Photo courtesy of the Tulane Sports Law Society 

Ryan Feder (L ’15), president of the Tulane Sports Law Society, which organizes the baseball event, said that when students job-hunt, “people ask about the baseball arbitration competition even if they’re not in baseball.”

Feder said the society plans to launch a pro football negotiation competition in the spring. Group members also are working to help fellow students land and learn from internships, even as they compete for those positions.

“What we’ve worked to do here is build a community of students that want to work together … to really find out what can we do to make ourselves better,” Feder said.

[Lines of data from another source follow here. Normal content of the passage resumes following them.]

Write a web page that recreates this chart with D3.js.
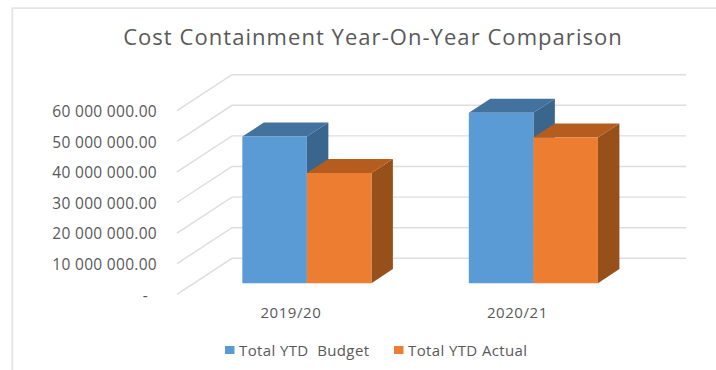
<!DOCTYPE html>
<html>
<head>
<meta charset="utf-8">
<script src="https://cdn.jsdelivr.net/npm/d3@7/dist/d3.min.js"></script>
<style>
  html, body { margin: 0; padding: 0; background: #fff; }
  svg { display: block; font-family: "Open Sans", sans-serif; }
</style>
</head>
<body>
<svg id="chart" width="716" height="370"></svg>
<script>
const chartTitle = "Cost Containment Year-On-Year Comparison";
const categories = ["2019/20", "2020/21"];
const seriesNames = ["Total YTD  Budget", "Total YTD Actual"];
const budgetValues = [47900000, 55700000];
const actualValues = [36000000, 47600000];
const tickValues = [0, 10000000, 20000000, 30000000, 40000000, 50000000, 60000000];

const faceColors = ["#5B9BD5", "#ED7D31"];
const topColors = ["#44729F", "#B55D1E"];
const sideColors = ["#3A658C", "#97501A"];
const gridColor = "#DDDDDD";
const frameColor = "#E4E4E4";
const textColor = "#595959";

const svg = d3.select("#chart");

// Oblique projection: depth 0 is the front of the floor, depth 1 the back wall.
const depthX = 55, depthY = -36;
const barDepthNear = 0.31, barDepthFar = 0.70;
const project = (x, y, d) => [x + depthX * d, y + depthY * d];

const floorLeft = 177, floorRight = 631;
const y = d3.scaleLinear().domain([0, 60000000]).range([294.3, 110.7]);
const x0 = d3.scaleBand().domain(categories).range([176.6, 629.6])
  .paddingInner(0.43).paddingOuter(0.215);
const x1 = d3.scaleBand().domain([0, 1]).range([0, x0.bandwidth()]);

// Outer frame of the chart area
svg.append("path")
  .attr("d", "M12.3,370V8.2H716")
  .attr("fill", "none").attr("stroke", frameColor).attr("stroke-width", 1.8);

// Gridlines: side wall then back wall
const line = d3.line();
svg.append("g").selectAll("path").data(tickValues).join("path")
  .attr("d", v => line([project(floorLeft, y(v), 0), project(floorLeft, y(v), 1), project(floorRight, y(v), 1)]))
  .attr("fill", "none").attr("stroke", gridColor).attr("stroke-width", 1.4);

// Value axis labels; zero is shown as an indented dash, accounting style
const locale = d3.formatLocale({ decimal: ".", thousands: " ", grouping: [3], currency: ["", ""] });
const valueFormat = locale.format(",.2f");
const axisY = svg.append("g").attr("transform", "translate(167,0)")
  .call(d3.axisLeft(y).tickValues(tickValues).tickSize(0).tickPadding(10)
    .tickFormat(v => v === 0 ? "-" : valueFormat(v)));
axisY.select(".domain").remove();
axisY.selectAll("text").attr("fill", textColor).attr("font-size", 15.5)
  .attr("letter-spacing", 0.3).attr("dy", "0.38em")
  .attr("dx", v => v === 0 ? -9 : 0)
  .attr("font-family", "\"Open Sans\", sans-serif");

// Category axis labels
const axisX = svg.append("g").attr("transform", "translate(1,313)")
  .call(d3.axisBottom(x0).tickSize(0).tickPadding(0));
axisX.select(".domain").remove();
axisX.selectAll("text").attr("fill", textColor).attr("font-size", 15)
  .attr("letter-spacing", 0.55).attr("dy", "0.32em")
  .attr("font-family", "\"Open Sans\", sans-serif");

// Bars as three faces, budget first so the actual bar overlaps its side
const rows = [budgetValues, actualValues];
const bars = categories.flatMap((c, i) => rows.map((vals, s) => ({ c, s, v: vals[i] })));
const polygon = pts => "M" + pts.map(p => p.join(",")).join("L") + "Z";

const bar = svg.append("g").selectAll("g").data(bars).join("g");
bar.each(function (d) {
  const g = d3.select(this);
  const l = x0(d.c) + x1(d.s), r = l + x1.bandwidth();
  const t = y(d.v), b = y(0);
  const n = barDepthNear, f = barDepthFar;
  g.append("path").attr("fill", sideColors[d.s])
    .attr("d", polygon([project(r, t, n), project(r, t, f), project(r, b, f), project(r, b, n)]));
  g.append("path").attr("fill", topColors[d.s])
    .attr("d", polygon([project(l, t, n), project(l, t, f), project(r, t, f), project(r, t, n)]));
  g.append("path").attr("fill", faceColors[d.s])
    .attr("d", polygon([project(l, t, n), project(r, t, n), project(r, b, n), project(l, b, n)]));
});

// Title
svg.append("text").attr("x", 373).attr("y", 35.5).attr("text-anchor", "middle")
  .attr("dominant-baseline", "central").attr("fill", textColor)
  .attr("font-size", 22).attr("letter-spacing", 1.05).text(chartTitle);

// Legend
const legendX = [225, 394];
const legend = svg.append("g").selectAll("g").data(seriesNames).join("g")
  .attr("transform", (d, i) => `translate(${legendX[i]},346)`);
legend.append("rect").attr("width", 9.5).attr("height", 8).attr("fill", (d, i) => faceColors[i]);
legend.append("text").attr("x", 14).attr("y", 4).attr("dominant-baseline", "central")
  .attr("fill", textColor).attr("font-size", 15).attr("letter-spacing", 0.38)
  .style("white-space", "pre").text(d => d);
</script>
</body>
</html>
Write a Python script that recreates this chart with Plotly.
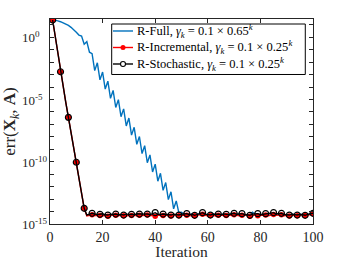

Professor Gabe Feldman, director of the Sports Law program, said the internships are designed to provide students with experience, exposure and contacts. Starting in 2015, students chosen for the two NCAA enforcement office jobs also can receive academic credit, a model Feldman said he hopes to extend to other internships.

Feder cited classmate Marshall Rader (L ’15) as an example of a student who has parlayed connections into enviable opportunities: He helped former NBA player and New Orleans Pelicans analyst Stephen Howard with statistics then landed internships with the Spurs and National Basketball Players Association. This fall, he’s been away from school working in the Indiana Pacers’ front office.

“Providing practical experience and networking opportunities is an integral part of the Tulane Sports Law program,” Feldman said.